So I guess I don't understand the reason for the different DLL methodology
used in the ASP thing very well, unless it would be near impossible (or too
restricted) for an ASP page server host to simply store all the DLLs in one
convenient stable location (just like they would on a PC), and use the same
techniques. Is that it? (I don't have any experience with "server-based
scripting", or writing ASP web pages, or anything like that, so that's
probably why I don't understand it).
Let's see.....DLLs were first developed with the C (C++ wasn't around
yet) methods I talked about. There are two ways to get your program to
access a library like that: static and dynamic. The first means
supplying the linker with the name of your DLL, so that it's in the
*.exe file and is loaded when the *.exe file is. The second means that
you call a system API function in your program and pass it the name of
the DLL. In either case, you supply only the name of the library, not
a path to it.

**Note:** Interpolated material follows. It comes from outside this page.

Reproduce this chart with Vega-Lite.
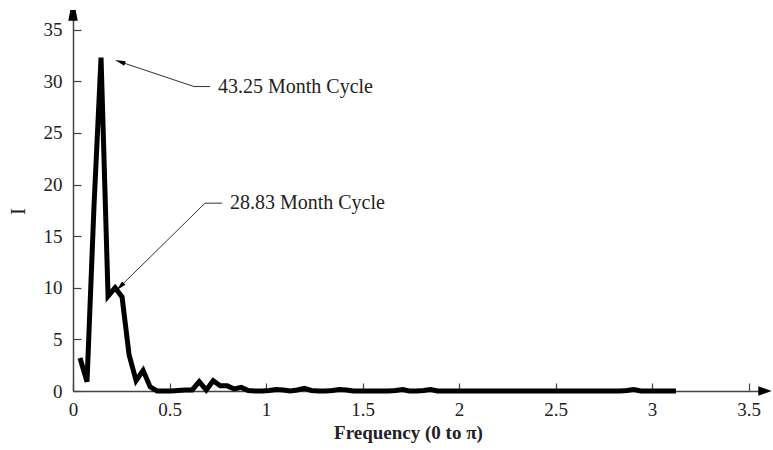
{
  "$schema": "https://vega.github.io/schema/vega-lite/v6.json",
  "width": 692,
  "height": 377,
  "autosize": {"type": "none"},
  "padding": {"left": 73, "top": 14, "right": 8, "bottom": 59},
  "background": "white",
  "config": {
    "view": {"stroke": null},
    "font": "Liberation Serif",
    "axis": {
      "labelFont": "Liberation Serif",
      "labelFontSize": 19,
      "labelColor": "#222",
      "titleFont": "Liberation Serif",
      "titleFontSize": 19,
      "titleFontWeight": "bold",
      "titleColor": "#222",
      "domainColor": "#444",
      "domainWidth": 1.5,
      "tickColor": "#444",
      "tickWidth": 1.2,
      "tickSize": -8,
      "grid": false,
      "labelFlush": false
    }
  },
  "datasets": {
    "spectrum": [
      {"k": 1, "I": 3.2}, {"k": 2, "I": 0.9}, {"k": 3, "I": 18}, {"k": 4, "I": 32.3},
      {"k": 5, "I": 9.2}, {"k": 6, "I": 10.0}, {"k": 7, "I": 9.1}, {"k": 8, "I": 3.5},
      {"k": 9, "I": 1.0}, {"k": 10, "I": 2.0}, {"k": 11, "I": 0.4}, {"k": 12, "I": 0.0},
      {"k": 13, "I": 0.0}, {"k": 14, "I": 0.0}, {"k": 15, "I": 0.05}, {"k": 16, "I": 0.1},
      {"k": 17, "I": 0.1}, {"k": 18, "I": 0.9}, {"k": 19, "I": 0.1}, {"k": 20, "I": 1.0},
      {"k": 21, "I": 0.5}, {"k": 22, "I": 0.5}, {"k": 23, "I": 0.2}, {"k": 24, "I": 0.35},
      {"k": 25, "I": 0.05}, {"k": 26, "I": 0.0}, {"k": 27, "I": 0.0}, {"k": 28, "I": 0.05},
      {"k": 29, "I": 0.15}, {"k": 30, "I": 0.1}, {"k": 31, "I": 0.0}, {"k": 32, "I": 0.1},
      {"k": 33, "I": 0.25}, {"k": 34, "I": 0.05}, {"k": 35, "I": 0.0}, {"k": 36, "I": 0.0},
      {"k": 37, "I": 0.05}, {"k": 38, "I": 0.15}, {"k": 39, "I": 0.1}, {"k": 40, "I": 0.0},
      {"k": 41, "I": 0.0}, {"k": 42, "I": 0.0}, {"k": 43, "I": 0.0}, {"k": 44, "I": 0.0},
      {"k": 45, "I": 0.0}, {"k": 46, "I": 0.05}, {"k": 47, "I": 0.15}, {"k": 48, "I": 0.0},
      {"k": 49, "I": 0.0}, {"k": 50, "I": 0.05}, {"k": 51, "I": 0.15}, {"k": 52, "I": 0.0},
      {"k": 53, "I": 0.0}, {"k": 54, "I": 0.0}, {"k": 55, "I": 0.0}, {"k": 56, "I": 0.0},
      {"k": 57, "I": 0.0}, {"k": 58, "I": 0.0}, {"k": 59, "I": 0.0}, {"k": 60, "I": 0.0},
      {"k": 61, "I": 0.0}, {"k": 62, "I": 0.0}, {"k": 63, "I": 0.0}, {"k": 64, "I": 0.0},
      {"k": 65, "I": 0.0}, {"k": 66, "I": 0.0}, {"k": 67, "I": 0.0}, {"k": 68, "I": 0.0},
      {"k": 69, "I": 0.0}, {"k": 70, "I": 0.0}, {"k": 71, "I": 0.0}, {"k": 72, "I": 0.0},
      {"k": 73, "I": 0.0}, {"k": 74, "I": 0.0}, {"k": 75, "I": 0.0}, {"k": 76, "I": 0.0},
      {"k": 77, "I": 0.0}, {"k": 78, "I": 0.0}, {"k": 79, "I": 0.05}, {"k": 80, "I": 0.15},
      {"k": 81, "I": 0.0}, {"k": 82, "I": 0.0}, {"k": 83, "I": 0.0}, {"k": 84, "I": 0.0},
      {"k": 85, "I": 0.0}, {"k": 86, "I": 0.0}
    ],
    "leaders": [
      {"id": "a", "o": 1, "x": 0.2435, "y": 31.9},
      {"id": "a", "o": 2, "x": 0.627, "y": 29.5},
      {"id": "a", "o": 3, "x": 0.71, "y": 29.5},
      {"id": "b", "o": 1, "x": 0.2435, "y": 10.1},
      {"id": "b", "o": 2, "x": 0.684, "y": 18.2},
      {"id": "b", "o": 3, "x": 0.772, "y": 18.2}
    ]
  },
  "layer": [
    {
      "data": {"name": "spectrum"},
      "transform": [{"calculate": "datum.k * 2 * PI / 173", "as": "freq"}],
      "mark": {"type": "line", "color": "black", "strokeWidth": 5, "strokeJoin": "miter", "clip": false},
      "encoding": {
        "x": {
          "field": "freq", "type": "quantitative",
          "scale": {"domain": [0, 3.585], "nice": false, "zero": true},
          "axis": {"values": [0, 0.5, 1, 1.5, 2, 2.5, 3, 3.5], "format": ".1~f", "title": "Frequency (0 to π)", "labelPadding": 17, "titlePadding": 4, "titleX": 335}
        },
        "y": {
          "field": "I", "type": "quantitative",
          "scale": {"domain": [0, 36.53], "nice": false},
          "axis": {"values": [0, 5, 10, 15, 20, 25, 30, 35], "title": "I", "titleFontWeight": "normal", "titleFontSize": 21, "titleAngle": -90, "titleBaseline": "middle", "titleY": 197, "labelPadding": 19, "titleX": -55}
        }
      }
    },
    {
      "data": {"name": "leaders"},
      "mark": {"type": "line", "color": "#333", "strokeWidth": 1},
      "encoding": {
        "x": {"field": "x", "type": "quantitative"},
        "y": {"field": "y", "type": "quantitative"},
        "detail": {"field": "id"},
        "order": {"field": "o"}
      }
    },
    {
      "data": {"values": [{"x": 0.2435, "y": 31.9}]},
      "mark": {"type": "point", "shape": "M0,-1L0.45,1L-0.45,1Z", "filled": true, "color": "black", "size": 110, "angle": 289, "opacity": 1},
      "encoding": {"x": {"field": "x", "type": "quantitative"}, "y": {"field": "y", "type": "quantitative"}}
    },
    {
      "data": {"values": [{"x": 0.2435, "y": 10.1}]},
      "mark": {"type": "point", "shape": "M0,-1L0.45,1L-0.45,1Z", "filled": true, "color": "black", "size": 110, "angle": 225, "opacity": 1},
      "encoding": {"x": {"field": "x", "type": "quantitative"}, "y": {"field": "y", "type": "quantitative"}}
    },
    {
      "data": {"values": [{"label": "43.25 Month Cycle", "x": 0.751, "y": 29.5}, {"label": "28.83 Month Cycle", "x": 0.813, "y": 18.2}]},
      "mark": {"type": "text", "align": "left", "baseline": "middle", "font": "Liberation Serif", "fontSize": 20, "color": "#222"},
      "encoding": {
        "x": {"field": "x", "type": "quantitative"},
        "y": {"field": "y", "type": "quantitative"},
        "text": {"field": "label"}
      }
    },
    {
      "data": {"values": [{"x": 3.585, "y": 0}]},
      "mark": {"type": "point", "shape": "M-1,-0.7L1,0L-1,0.7Z", "filled": true, "color": "black", "size": 180, "opacity": 1, "clip": false},
      "encoding": {"x": {"field": "x", "type": "quantitative"}, "y": {"field": "y", "type": "quantitative"}}
    },
    {
      "data": {"values": [{"x": 0, "y": 36.53}]},
      "mark": {"type": "point", "shape": "M-0.7,1L0.7,1L0.4,-0.6L-0.4,-0.6Z", "filled": true, "color": "black", "size": 180, "opacity": 1, "clip": false},
      "encoding": {"x": {"field": "x", "type": "quantitative"}, "y": {"field": "y", "type": "quantitative"}}
    }
  ]
}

The OS searches for it in the normal places: current
directory, directory where the EXE lives, \windows, \windows\system,
directories in the PATH environment variable, I forget the exact spec.
Once the library is found, the program has to know the names (or
numbers) of the functions in it, the parameters expected by each, and
the values that will be returned. As I said before, the core windows
libraries (user32.dll, system32.dll, kernel32.dll) work this way and
have since at least Windows 3.0, when they didn't have the "32"
suffix.
ActiveX/Com servers let the calling program find out a lot of this
stuff for itself. The caller calls an API specifying the name of the
server DLL. That's looked up in the registry, which yields the
library's location. It doesn't have to be along the search hierarchy
that I gave in the previous paragraph, the registry entry will point
to it wherever it is. There are a couple of functions that each COM or
ActiveX server must have, the caller will invoke those to get names,
arguments, and return values for all included functions. ASP pages are
written in VBScript (sometimes Javascript, but usually VBScript). This
kind of self-documentation makes it easier for a lightweight,
dynamically interpreted language to use libraries.